[Sca-cooks] Haba/Garbanzos

Terry Decker t.d.decker at worldnet.att.net
Thu Mar 6 14:56:46 PST 2008

> And this is precisely why the system of species names was invented.
> Common names are notoriously unreliable and can have multiple
> meanings depending on exactly who is using them.
> I think that this is a problem that will always be faced to some
> extent when dealing with historical sources. There will very likely
> be some doubt as to exactly what plant is meant by a given name if
> there are several possibilities.
> Dragon

Linnean taxonomy was devised to group, classify, and relate individual 
organisms, taking some of the confusion out of the preceeding taxonomic 
systems found in the herbals.  It is secondarily useful in that the system 
usually produces a single name for a defined and described organism.  There 
are competing names and competing taxonomic systems, but there are 
mechanisms established to handle the disputes.  However, assuming that a 
scientific name is fixed can be very interesting when there are competing 
taxonomies, as we occasionally have encountered on this list.

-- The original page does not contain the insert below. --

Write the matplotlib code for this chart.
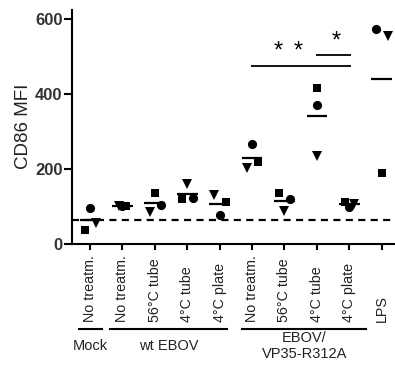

Common names are a problem because they may be used to describe multiple 
organisma or have been transferred from one organism to another over time. 
This is not the case either in the jay/magpie or the haba/garbanzo 
discussion.  With the jay and magpie, we are concerned with how the Ancient 
Greeks and Romans classified these birds and the etymology of the words from 
Greek to Latin to modern language.  This may require research, but the 
answers are almost certainly there.  In the case of haba, garbanzo,cow pea, 
chickpea, etc., there is no real ambiguity about the meaning, which suggests 
that any problems are individual error.